Figure 6: Process of DRL in the study

Technically, the DNN model implemented in DRL is a deep Q-network (DQN) that works based on a Q-value (action-value function) based on the given state. The state is a set of datasets consisting of scenarios of “optimal” and “not optimal” conditions based on humidity, temperature, and soil moisture parameters. In DQN, initialization of Q-values is carried out based on a predetermined Q-function, then the selection of action a is based on state s. Reward r is based on environmental conditions read by the environment, which consists of humidity (H), temperature (T), and soil moisture (M). If the parameters meet the “optimal” conditions, then r will give a positive value, otherwise, r will give a negative value. After giving r, there is an updating of the Q-value which refers to the following Bellman formulation in Eq. (6):

Qnew(s, a)=Q(s, a)+α[r(s, a)+γ×maxQ′(s′, a′)−Q(s,a)](6)

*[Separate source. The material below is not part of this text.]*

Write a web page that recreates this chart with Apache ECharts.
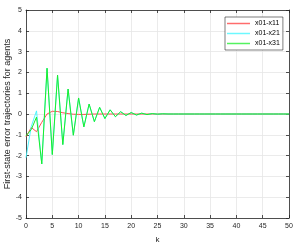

In Eq. (6) above, the updated Q-value consisting of s [H, T, M] and a is represented by Qnew(s, a). The formulation is carried out with the current Q-value, which is indicated by Q(s, a) plus the sum of the rewards r(s, a) with a discount rate γ, which is multiplied by the highest value of the Q-value in the form of maxQ′(s′, a′) and reduced by current Q-value Q(s, a). A learning rate α is implemented to seek model optimization in determining Qnew(s, a). Meanwhile, γ is a value between 0 and 1 [0, 1], which represents how much the agent determines the future reward. DQN works through a neural network to produce optimal and accurate actions. The state is the basis for a neural network to perform computational processes.

3.4 Construction of Deep Q-Network (DQN) Modeling by Q-Value Dataset

As an initial parameter, a Q-value is needed which contains a dataset of parameter scenarios for “optimal”, “sub-optimal” and “not-optimal” conditions based on humidity, temperature, and soil moisture “optimal” conditions are the normal conditions required by a mango plantation to grow optimally by looking at the conditions of humidity, temperature, and soil moisture [35]. Table 2 represents the “optimal” environmental conditions for mango plantation.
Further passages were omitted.